— start RECORDS SUPPLIED —

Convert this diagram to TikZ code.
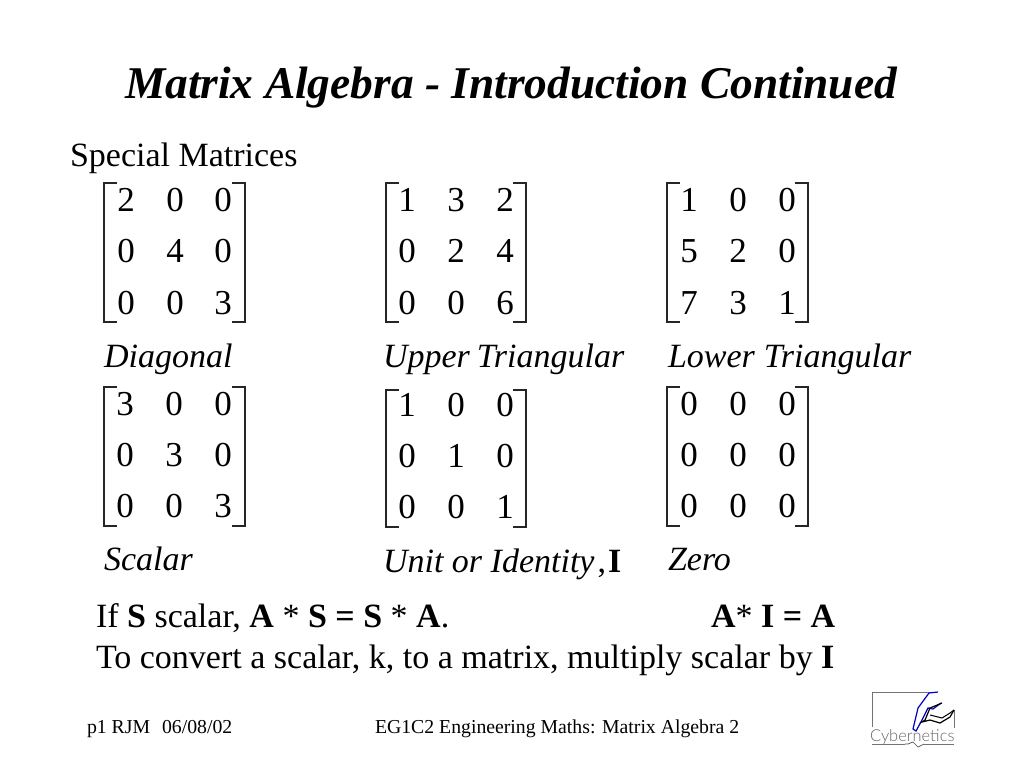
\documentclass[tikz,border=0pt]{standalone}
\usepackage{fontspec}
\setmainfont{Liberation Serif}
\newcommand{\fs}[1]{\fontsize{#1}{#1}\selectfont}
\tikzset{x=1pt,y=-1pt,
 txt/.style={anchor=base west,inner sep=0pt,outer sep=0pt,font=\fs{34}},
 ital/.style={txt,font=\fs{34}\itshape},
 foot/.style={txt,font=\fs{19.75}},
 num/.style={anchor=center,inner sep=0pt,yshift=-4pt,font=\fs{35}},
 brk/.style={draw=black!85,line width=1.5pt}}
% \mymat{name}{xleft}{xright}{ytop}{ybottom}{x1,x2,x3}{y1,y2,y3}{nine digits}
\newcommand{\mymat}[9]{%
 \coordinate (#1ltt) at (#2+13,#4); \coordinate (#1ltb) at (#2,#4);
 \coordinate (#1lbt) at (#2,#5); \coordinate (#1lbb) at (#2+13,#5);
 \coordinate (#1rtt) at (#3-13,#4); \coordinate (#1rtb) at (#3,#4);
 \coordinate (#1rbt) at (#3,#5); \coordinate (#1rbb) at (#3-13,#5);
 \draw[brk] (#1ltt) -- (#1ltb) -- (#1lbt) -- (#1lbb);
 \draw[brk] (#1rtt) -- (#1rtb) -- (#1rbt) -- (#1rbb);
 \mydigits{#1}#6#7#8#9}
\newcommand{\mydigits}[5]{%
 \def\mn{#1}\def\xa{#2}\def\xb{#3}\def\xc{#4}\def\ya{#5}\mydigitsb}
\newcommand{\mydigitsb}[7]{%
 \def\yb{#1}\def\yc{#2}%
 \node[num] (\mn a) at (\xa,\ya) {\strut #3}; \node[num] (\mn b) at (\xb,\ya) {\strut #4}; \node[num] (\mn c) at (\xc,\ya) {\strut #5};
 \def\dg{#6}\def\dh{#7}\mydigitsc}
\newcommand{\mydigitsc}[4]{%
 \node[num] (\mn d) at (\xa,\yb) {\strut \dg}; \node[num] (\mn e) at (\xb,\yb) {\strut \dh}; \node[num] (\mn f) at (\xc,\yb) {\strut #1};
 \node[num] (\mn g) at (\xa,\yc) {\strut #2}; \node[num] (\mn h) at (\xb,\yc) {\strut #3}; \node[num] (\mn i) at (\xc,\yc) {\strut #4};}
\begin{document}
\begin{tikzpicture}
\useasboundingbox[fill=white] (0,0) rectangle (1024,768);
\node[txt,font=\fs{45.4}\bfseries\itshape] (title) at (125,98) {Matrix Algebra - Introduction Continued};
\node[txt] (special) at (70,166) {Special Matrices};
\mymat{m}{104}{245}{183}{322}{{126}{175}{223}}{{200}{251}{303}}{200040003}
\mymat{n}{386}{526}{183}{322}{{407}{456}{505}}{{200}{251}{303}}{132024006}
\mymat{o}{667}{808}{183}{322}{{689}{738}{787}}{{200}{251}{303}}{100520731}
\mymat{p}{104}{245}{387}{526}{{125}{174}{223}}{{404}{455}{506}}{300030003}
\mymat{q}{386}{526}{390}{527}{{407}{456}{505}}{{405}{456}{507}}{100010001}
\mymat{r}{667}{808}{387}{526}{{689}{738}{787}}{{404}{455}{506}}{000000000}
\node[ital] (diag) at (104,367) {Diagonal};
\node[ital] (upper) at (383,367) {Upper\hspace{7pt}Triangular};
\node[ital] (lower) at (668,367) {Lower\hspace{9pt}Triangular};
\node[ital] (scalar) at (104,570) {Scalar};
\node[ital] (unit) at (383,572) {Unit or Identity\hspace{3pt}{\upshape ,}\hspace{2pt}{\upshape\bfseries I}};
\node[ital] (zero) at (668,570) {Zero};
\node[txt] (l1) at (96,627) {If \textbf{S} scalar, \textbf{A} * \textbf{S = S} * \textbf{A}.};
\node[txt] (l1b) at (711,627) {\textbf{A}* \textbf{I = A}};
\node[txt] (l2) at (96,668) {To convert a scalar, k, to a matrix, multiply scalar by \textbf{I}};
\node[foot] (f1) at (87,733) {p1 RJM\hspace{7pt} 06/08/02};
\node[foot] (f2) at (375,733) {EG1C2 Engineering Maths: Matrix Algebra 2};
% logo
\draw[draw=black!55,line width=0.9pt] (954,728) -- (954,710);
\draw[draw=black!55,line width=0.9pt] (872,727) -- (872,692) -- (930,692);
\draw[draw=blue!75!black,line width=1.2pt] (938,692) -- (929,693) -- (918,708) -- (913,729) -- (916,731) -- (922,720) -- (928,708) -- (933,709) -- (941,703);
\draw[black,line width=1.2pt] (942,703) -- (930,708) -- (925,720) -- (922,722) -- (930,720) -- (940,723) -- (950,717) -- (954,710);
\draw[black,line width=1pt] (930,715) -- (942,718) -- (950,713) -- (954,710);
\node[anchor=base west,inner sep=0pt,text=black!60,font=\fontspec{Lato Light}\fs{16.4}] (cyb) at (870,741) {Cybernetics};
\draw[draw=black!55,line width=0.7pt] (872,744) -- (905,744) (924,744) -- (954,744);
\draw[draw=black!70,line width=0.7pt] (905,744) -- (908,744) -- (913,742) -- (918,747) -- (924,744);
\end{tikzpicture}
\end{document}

— end RECORDS SUPPLIED —
— start RECORDS SUPPLIED —

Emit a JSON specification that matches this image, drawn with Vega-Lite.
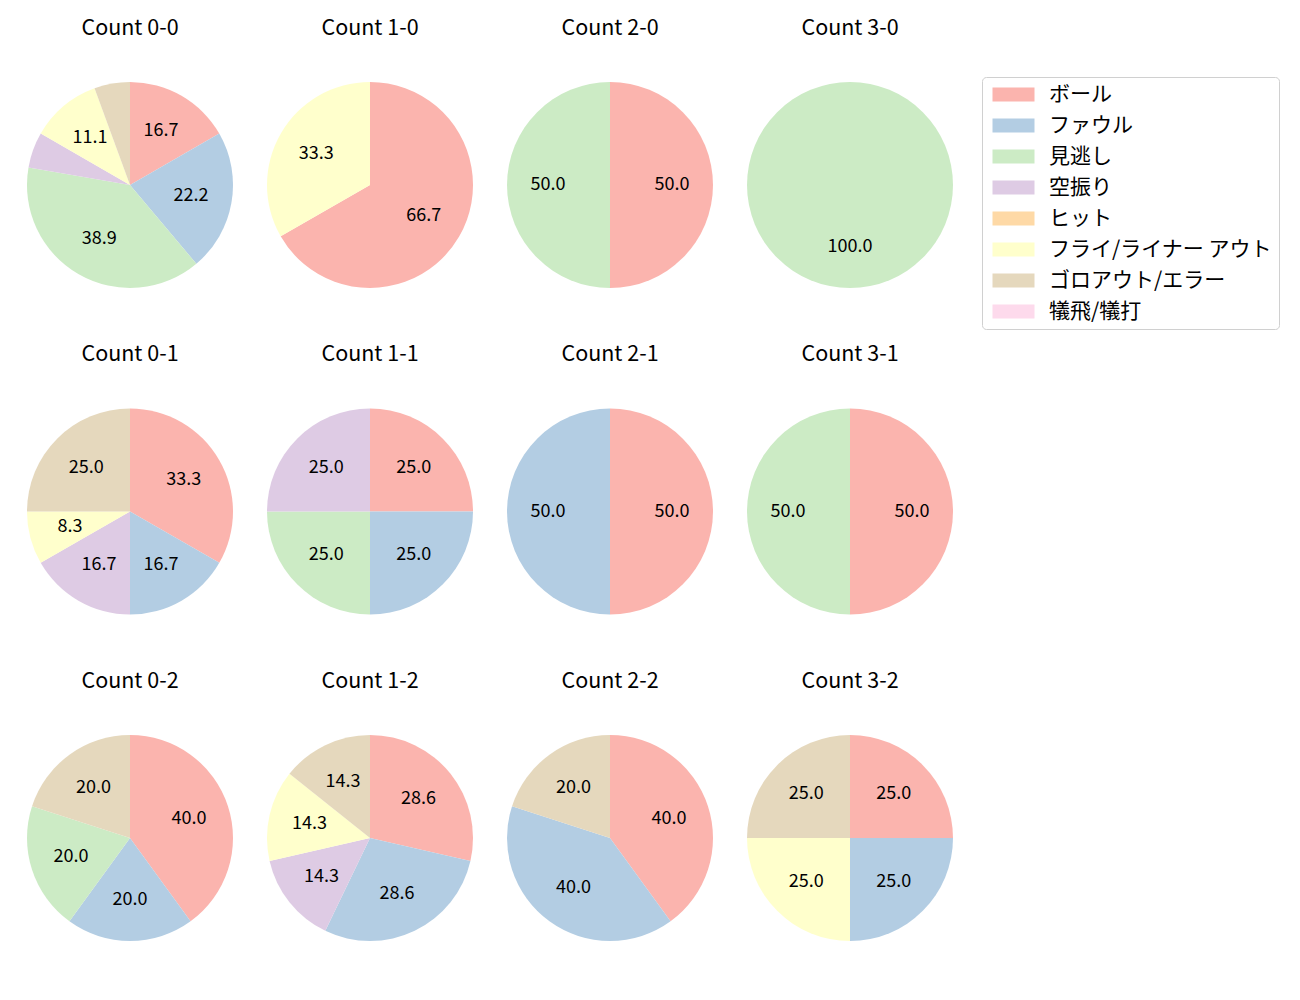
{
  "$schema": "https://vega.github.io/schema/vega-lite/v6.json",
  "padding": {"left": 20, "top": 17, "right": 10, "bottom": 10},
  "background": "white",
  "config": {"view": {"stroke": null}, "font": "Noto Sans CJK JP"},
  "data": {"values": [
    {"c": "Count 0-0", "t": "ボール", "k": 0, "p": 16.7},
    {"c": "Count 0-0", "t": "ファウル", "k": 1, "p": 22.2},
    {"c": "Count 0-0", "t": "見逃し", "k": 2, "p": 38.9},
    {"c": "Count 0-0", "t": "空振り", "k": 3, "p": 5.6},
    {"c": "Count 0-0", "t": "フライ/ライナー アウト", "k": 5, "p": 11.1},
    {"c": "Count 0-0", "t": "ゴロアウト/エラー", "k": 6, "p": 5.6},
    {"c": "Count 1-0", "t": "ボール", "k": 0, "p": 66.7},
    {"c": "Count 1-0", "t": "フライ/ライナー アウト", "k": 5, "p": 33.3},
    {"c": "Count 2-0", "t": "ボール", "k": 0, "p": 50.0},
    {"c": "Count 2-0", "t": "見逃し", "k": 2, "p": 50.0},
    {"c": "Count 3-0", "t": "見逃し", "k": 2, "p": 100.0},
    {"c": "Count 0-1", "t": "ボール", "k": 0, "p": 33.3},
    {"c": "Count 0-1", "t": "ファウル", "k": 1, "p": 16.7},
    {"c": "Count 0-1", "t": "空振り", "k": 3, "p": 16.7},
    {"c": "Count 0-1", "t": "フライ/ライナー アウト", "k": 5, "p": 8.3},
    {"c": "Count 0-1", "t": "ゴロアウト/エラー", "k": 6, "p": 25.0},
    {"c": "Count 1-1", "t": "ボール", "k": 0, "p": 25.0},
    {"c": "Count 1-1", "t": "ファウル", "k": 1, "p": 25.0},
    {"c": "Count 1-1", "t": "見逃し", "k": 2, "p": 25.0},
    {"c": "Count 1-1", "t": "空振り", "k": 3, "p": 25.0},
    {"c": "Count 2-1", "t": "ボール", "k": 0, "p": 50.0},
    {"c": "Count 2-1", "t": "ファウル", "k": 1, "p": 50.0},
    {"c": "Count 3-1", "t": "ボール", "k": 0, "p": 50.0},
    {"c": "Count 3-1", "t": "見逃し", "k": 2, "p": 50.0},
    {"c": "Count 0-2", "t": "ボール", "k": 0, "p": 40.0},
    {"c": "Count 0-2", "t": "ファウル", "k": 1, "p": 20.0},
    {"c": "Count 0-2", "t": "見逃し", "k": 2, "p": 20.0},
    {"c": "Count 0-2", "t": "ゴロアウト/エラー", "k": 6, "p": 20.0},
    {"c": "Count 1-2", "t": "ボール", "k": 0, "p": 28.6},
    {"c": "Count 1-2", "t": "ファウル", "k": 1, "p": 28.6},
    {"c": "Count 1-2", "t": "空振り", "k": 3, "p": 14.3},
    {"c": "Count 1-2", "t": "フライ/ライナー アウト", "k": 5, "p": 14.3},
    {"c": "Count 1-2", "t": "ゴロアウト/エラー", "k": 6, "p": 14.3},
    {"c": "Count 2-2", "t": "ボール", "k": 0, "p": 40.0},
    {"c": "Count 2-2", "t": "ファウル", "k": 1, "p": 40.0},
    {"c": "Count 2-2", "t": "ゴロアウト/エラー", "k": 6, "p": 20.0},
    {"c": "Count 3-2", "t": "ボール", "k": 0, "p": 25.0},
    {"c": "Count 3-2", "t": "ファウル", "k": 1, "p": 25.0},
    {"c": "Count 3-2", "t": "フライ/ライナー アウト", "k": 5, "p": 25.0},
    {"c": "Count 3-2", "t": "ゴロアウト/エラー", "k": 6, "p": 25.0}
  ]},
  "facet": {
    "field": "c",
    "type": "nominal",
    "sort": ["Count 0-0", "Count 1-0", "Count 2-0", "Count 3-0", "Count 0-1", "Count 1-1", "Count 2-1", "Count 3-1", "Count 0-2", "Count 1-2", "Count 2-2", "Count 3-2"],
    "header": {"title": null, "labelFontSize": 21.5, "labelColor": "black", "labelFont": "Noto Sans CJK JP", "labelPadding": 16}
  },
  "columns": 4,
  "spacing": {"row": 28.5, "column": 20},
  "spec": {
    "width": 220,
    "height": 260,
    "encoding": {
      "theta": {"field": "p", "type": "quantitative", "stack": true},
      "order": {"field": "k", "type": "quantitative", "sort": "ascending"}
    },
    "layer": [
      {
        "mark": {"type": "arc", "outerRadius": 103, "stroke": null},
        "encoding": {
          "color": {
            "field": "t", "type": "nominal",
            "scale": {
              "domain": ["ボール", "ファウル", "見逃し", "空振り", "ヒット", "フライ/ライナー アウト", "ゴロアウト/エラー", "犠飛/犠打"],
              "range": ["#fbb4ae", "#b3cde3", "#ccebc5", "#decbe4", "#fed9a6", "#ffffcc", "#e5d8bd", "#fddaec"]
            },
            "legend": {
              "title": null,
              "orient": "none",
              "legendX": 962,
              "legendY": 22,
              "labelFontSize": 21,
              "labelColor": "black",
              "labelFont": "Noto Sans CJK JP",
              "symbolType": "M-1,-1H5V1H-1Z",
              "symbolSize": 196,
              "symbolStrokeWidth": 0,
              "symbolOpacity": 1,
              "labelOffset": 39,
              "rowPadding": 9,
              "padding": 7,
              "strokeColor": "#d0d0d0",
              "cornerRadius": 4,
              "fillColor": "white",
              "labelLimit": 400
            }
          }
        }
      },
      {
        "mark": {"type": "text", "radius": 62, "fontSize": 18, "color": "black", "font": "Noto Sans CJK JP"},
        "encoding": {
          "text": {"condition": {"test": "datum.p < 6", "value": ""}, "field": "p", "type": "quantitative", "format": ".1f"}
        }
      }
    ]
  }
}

— end RECORDS SUPPLIED —

CHALLENGE: Which lines above contain the word "this"? Copy each of them.

EXERCISE RESPONSE:
Convert this diagram to TikZ code.
Emit a JSON specification that matches this image, drawn with Vega-Lite.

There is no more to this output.